→ Given information:

_ _ _ _ _ _ _

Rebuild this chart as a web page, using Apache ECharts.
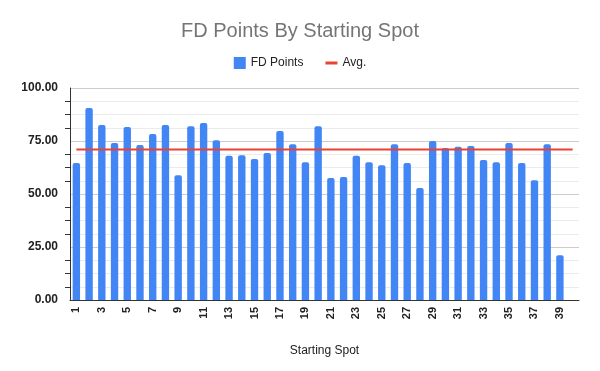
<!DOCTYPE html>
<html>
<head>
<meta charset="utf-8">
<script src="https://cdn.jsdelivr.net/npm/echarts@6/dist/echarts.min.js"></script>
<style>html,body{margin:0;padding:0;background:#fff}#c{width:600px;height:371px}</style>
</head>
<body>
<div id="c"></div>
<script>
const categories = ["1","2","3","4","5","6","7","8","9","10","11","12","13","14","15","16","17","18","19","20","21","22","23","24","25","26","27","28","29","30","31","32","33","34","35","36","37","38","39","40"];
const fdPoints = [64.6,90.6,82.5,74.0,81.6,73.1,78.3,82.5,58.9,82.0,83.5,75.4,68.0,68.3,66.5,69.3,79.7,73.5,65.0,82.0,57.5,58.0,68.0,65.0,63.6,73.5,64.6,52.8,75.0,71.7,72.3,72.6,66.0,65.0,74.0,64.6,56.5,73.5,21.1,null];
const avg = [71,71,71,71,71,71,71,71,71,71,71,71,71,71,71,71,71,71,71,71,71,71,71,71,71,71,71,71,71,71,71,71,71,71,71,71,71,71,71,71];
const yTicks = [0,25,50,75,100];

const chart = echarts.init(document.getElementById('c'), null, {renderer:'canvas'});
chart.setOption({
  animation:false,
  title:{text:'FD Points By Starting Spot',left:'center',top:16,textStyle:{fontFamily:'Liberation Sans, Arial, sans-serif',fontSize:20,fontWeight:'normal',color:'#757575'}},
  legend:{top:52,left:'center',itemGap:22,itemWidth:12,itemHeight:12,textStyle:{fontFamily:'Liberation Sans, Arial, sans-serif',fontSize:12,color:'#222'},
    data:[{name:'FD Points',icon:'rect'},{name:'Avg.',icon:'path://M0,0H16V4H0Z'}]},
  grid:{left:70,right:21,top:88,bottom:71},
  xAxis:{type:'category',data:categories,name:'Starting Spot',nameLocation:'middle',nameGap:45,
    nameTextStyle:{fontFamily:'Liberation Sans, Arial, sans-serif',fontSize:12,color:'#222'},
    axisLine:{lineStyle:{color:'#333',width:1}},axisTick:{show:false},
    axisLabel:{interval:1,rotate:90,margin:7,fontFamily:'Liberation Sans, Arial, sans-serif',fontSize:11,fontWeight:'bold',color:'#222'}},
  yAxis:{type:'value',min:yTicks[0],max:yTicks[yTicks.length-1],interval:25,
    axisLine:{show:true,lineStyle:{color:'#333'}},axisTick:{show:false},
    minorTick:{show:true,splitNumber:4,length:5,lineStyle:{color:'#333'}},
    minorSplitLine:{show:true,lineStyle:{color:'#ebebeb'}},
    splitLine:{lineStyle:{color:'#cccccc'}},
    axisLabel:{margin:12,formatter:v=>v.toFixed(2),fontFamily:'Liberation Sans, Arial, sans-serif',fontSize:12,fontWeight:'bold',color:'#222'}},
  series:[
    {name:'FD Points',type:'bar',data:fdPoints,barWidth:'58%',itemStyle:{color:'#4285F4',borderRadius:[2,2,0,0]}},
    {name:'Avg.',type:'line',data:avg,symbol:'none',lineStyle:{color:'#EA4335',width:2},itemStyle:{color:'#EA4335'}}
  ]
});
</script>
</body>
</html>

_ _ _ _ _ _ _

→ Requirements:
Transcribe the material as is, with images omitted.

→ Solution for this exercise:
Rebuild this chart as a web page, using Apache ECharts.
<!DOCTYPE html>
<html>
<head>
<meta charset="utf-8">
<script src="https://cdn.jsdelivr.net/npm/echarts@6/dist/echarts.min.js"></script>
<style>html,body{margin:0;padding:0;background:#fff}#c{width:600px;height:371px}</style>
</head>
<body>
<div id="c"></div>
<script>
const categories = ["1","2","3","4","5","6","7","8","9","10","11","12","13","14","15","16","17","18","19","20","21","22","23","24","25","26","27","28","29","30","31","32","33","34","35","36","37","38","39","40"];
const fdPoints = [64.6,90.6,82.5,74.0,81.6,73.1,78.3,82.5,58.9,82.0,83.5,75.4,68.0,68.3,66.5,69.3,79.7,73.5,65.0,82.0,57.5,58.0,68.0,65.0,63.6,73.5,64.6,52.8,75.0,71.7,72.3,72.6,66.0,65.0,74.0,64.6,56.5,73.5,21.1,null];
const avg = [71,71,71,71,71,71,71,71,71,71,71,71,71,71,71,71,71,71,71,71,71,71,71,71,71,71,71,71,71,71,71,71,71,71,71,71,71,71,71,71];
const yTicks = [0,25,50,75,100];

const chart = echarts.init(document.getElementById('c'), null, {renderer:'canvas'});
chart.setOption({
  animation:false,
  title:{text:'FD Points By Starting Spot',left:'center',top:16,textStyle:{fontFamily:'Liberation Sans, Arial, sans-serif',fontSize:20,fontWeight:'normal',color:'#757575'}},
  legend:{top:52,left:'center',itemGap:22,itemWidth:12,itemHeight:12,textStyle:{fontFamily:'Liberation Sans, Arial, sans-serif',fontSize:12,color:'#222'},
    data:[{name:'FD Points',icon:'rect'},{name:'Avg.',icon:'path://M0,0H16V4H0Z'}]},
  grid:{left:70,right:21,top:88,bottom:71},
  xAxis:{type:'category',data:categories,name:'Starting Spot',nameLocation:'middle',nameGap:45,
    nameTextStyle:{fontFamily:'Liberation Sans, Arial, sans-serif',fontSize:12,color:'#222'},
    axisLine:{lineStyle:{color:'#333',width:1}},axisTick:{show:false},
    axisLabel:{interval:1,rotate:90,margin:7,fontFamily:'Liberation Sans, Arial, sans-serif',fontSize:11,fontWeight:'bold',color:'#222'}},
  yAxis:{type:'value',min:yTicks[0],max:yTicks[yTicks.length-1],interval:25,
    axisLine:{show:true,lineStyle:{color:'#333'}},axisTick:{show:false},
    minorTick:{show:true,splitNumber:4,length:5,lineStyle:{color:'#333'}},
    minorSplitLine:{show:true,lineStyle:{color:'#ebebeb'}},
    splitLine:{lineStyle:{color:'#cccccc'}},
    axisLabel:{margin:12,formatter:v=>v.toFixed(2),fontFamily:'Liberation Sans, Arial, sans-serif',fontSize:12,fontWeight:'bold',color:'#222'}},
  series:[
    {name:'FD Points',type:'bar',data:fdPoints,barWidth:'58%',itemStyle:{color:'#4285F4',borderRadius:[2,2,0,0]}},
    {name:'Avg.',type:'line',data:avg,symbol:'none',lineStyle:{color:'#EA4335',width:2},itemStyle:{color:'#EA4335'}}
  ]
});
</script>
</body>
</html>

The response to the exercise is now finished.